> _Records shown_
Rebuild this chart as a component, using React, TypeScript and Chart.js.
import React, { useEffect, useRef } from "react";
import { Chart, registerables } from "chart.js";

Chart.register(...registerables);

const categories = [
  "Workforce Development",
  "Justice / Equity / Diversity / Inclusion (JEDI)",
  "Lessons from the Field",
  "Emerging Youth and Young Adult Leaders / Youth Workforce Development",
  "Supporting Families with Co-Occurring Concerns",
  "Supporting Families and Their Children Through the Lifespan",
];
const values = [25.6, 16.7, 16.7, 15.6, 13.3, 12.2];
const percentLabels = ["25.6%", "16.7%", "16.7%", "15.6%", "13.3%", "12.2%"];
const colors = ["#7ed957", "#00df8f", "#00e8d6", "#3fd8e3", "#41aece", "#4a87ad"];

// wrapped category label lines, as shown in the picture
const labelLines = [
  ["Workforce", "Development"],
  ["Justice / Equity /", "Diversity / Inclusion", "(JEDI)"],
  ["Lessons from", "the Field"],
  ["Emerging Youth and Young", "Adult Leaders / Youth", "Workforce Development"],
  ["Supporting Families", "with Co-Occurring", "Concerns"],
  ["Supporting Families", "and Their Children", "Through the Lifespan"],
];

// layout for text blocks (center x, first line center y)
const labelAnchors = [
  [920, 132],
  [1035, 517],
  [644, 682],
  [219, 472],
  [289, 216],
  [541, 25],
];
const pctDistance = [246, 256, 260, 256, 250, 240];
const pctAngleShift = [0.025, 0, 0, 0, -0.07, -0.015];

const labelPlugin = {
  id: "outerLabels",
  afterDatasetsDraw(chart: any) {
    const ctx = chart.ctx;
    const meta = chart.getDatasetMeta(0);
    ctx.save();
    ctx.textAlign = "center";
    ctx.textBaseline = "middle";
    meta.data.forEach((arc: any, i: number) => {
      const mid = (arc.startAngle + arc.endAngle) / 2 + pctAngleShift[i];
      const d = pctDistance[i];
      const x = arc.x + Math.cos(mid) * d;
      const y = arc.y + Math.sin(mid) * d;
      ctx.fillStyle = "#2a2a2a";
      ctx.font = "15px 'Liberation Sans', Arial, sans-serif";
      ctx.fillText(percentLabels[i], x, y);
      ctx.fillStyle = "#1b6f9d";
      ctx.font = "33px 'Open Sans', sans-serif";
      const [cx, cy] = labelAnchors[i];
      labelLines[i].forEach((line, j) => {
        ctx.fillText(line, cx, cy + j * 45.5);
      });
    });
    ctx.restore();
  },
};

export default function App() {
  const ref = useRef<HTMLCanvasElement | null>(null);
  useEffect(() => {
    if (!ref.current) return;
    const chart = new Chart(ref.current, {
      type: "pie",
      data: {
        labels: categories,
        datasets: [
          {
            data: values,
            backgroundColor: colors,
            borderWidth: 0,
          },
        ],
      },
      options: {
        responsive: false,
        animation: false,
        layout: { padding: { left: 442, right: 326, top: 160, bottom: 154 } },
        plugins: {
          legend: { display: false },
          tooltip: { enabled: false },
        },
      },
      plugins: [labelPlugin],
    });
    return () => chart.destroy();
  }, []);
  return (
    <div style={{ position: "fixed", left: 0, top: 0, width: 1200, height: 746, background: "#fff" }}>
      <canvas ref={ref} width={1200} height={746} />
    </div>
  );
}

---

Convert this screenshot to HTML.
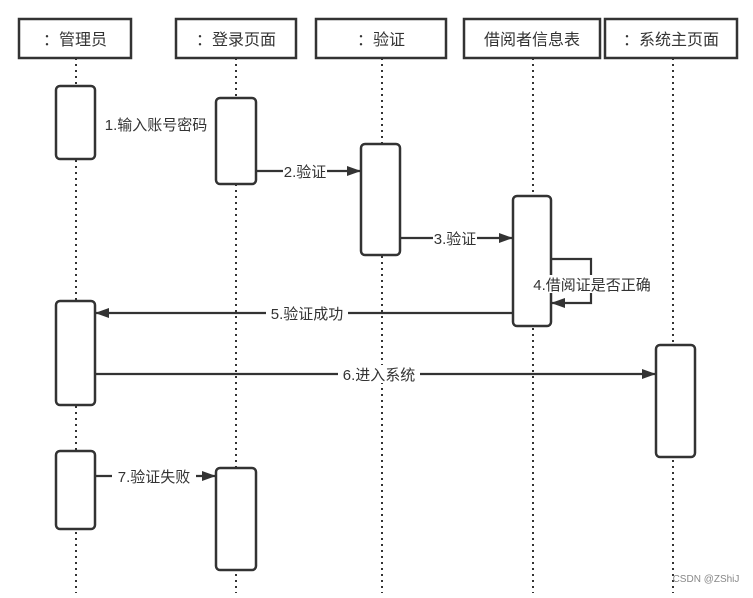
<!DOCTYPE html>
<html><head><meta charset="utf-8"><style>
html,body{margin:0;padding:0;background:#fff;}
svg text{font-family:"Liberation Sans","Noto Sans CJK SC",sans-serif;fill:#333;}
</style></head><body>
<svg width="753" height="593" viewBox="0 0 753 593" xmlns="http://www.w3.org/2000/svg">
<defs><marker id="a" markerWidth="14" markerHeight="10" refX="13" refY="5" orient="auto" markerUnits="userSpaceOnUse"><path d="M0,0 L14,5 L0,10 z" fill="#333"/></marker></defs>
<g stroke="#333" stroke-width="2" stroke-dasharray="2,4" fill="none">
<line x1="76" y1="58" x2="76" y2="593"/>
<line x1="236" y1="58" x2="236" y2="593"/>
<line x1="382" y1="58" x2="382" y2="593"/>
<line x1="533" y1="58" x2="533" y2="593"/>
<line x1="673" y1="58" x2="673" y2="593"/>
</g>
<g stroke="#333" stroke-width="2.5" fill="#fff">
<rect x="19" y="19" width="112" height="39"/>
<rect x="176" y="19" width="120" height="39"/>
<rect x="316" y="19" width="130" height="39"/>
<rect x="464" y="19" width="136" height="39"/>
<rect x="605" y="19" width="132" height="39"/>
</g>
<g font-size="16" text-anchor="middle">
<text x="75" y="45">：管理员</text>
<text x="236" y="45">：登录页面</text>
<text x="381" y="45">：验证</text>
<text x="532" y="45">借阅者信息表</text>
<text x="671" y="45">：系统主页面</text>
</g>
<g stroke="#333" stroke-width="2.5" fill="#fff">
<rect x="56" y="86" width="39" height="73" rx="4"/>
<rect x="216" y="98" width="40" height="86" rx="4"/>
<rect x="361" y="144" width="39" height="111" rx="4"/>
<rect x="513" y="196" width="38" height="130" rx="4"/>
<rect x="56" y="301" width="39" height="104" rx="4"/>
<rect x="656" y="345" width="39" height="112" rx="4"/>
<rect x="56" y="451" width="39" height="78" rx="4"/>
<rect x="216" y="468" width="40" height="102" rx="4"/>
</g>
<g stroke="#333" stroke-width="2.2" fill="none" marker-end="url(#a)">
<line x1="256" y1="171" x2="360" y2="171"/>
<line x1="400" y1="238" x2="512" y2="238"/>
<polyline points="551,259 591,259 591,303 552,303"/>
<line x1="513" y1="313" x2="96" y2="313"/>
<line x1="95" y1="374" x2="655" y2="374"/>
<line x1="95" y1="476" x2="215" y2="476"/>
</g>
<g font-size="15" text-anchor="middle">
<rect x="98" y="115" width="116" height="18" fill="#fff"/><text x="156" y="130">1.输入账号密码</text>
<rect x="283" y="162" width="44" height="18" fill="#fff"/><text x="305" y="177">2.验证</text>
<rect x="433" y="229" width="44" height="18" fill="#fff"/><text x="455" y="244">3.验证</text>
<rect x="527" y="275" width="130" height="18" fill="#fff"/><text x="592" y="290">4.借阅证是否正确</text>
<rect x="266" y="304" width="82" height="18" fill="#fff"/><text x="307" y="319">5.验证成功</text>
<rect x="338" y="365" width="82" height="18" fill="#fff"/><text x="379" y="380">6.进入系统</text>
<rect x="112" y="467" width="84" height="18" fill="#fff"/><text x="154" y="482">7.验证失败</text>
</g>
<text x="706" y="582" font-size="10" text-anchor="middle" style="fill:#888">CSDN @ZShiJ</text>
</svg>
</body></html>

> _Task description_
Quote the lines that begin at the line containing "Rebuild this chart" and end at the line containing "Chart.register(...registerables);", keeping both of those lines.

> _Answer to the task_
Rebuild this chart as a component, using React, TypeScript and Chart.js.
import React, { useEffect, useRef } from "react";
import { Chart, registerables } from "chart.js";

Chart.register(...registerables);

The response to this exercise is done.